Example: An e-commerce company may utilise a Data Lakehouse to store unprocessed clickstream data from its website, which can be used for real-time personalization and analytics, while also providing a structured schema for business intelligence reporting.
Modern data architecture is no longer a one-size-fits-all solution. The best type of data architecture for your business will depend on your specific needs. No matter which type of data architecture you choose, it is important to have a plan for managing your data. This includes developing data governance policies, implementing data security measures, and monitoring your data quality.
Choosing one also doesn’t mean ignoring all the others. In bigger companies, we definitely see a combination of 2 or more architectures depending on the use case.
They might opt for a data lake to start ingesting and centralising all the data from different systems they have running in the company, this can be data from Google Analytics, the ERP systems of the warehouse, SQL data from the application databases, etc.
Most of the data is later processed with an Extract, Transform, Load workflow to structured data that can be organised in a big Data Warehouse where data scientists can access the data, experiment and discover insights.

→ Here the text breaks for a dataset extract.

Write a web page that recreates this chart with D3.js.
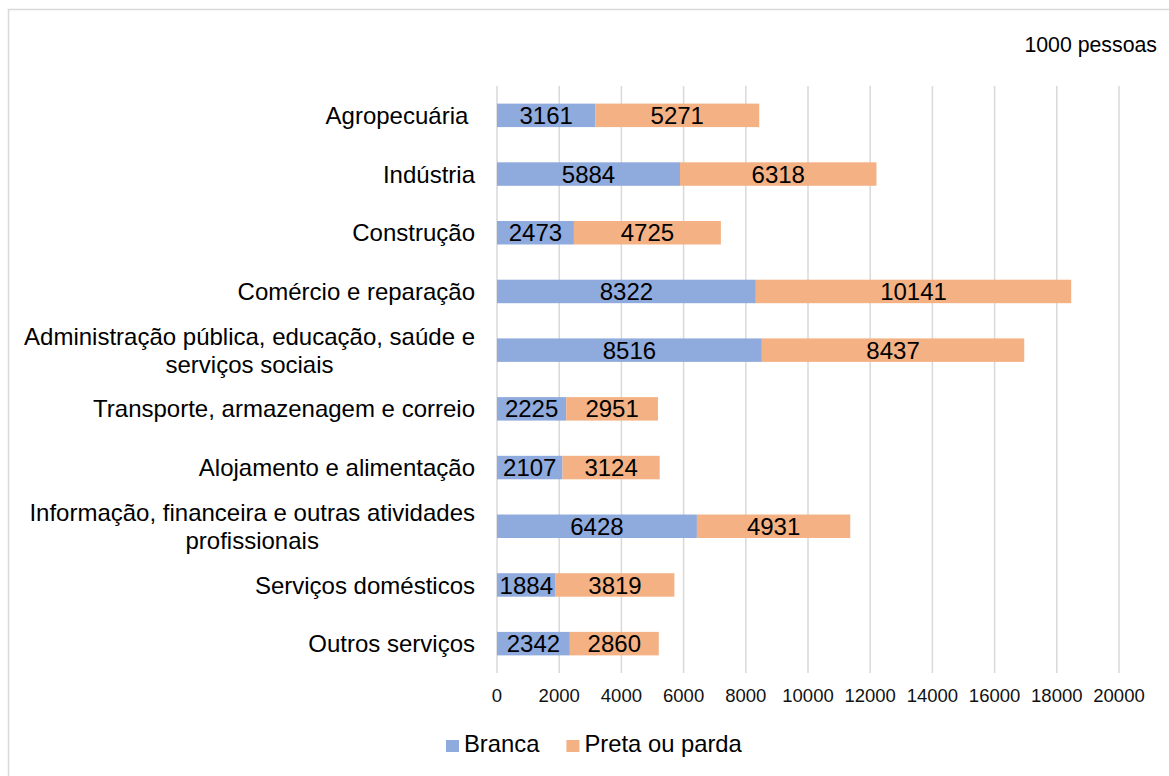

Afterwards, several use cases are identified by different departments, the finance department, for example, would like the amount of sales per product and per customer segment, together with tables of customers who have open invoices. Other departments might need data for other use cases. To accommodate them, each department gets a Data mart with data tailored to their needs.
In conclusion, the world of data is a treasure trove of information waiting to be unearthed. By collecting and analysing surprising data points, businesses can uncover new opportunities, enhance customer satisfaction, and drive growth. The journey towards a data-driven future is ongoing, and it’s a path filled with both exciting discoveries and ethical responsibilities.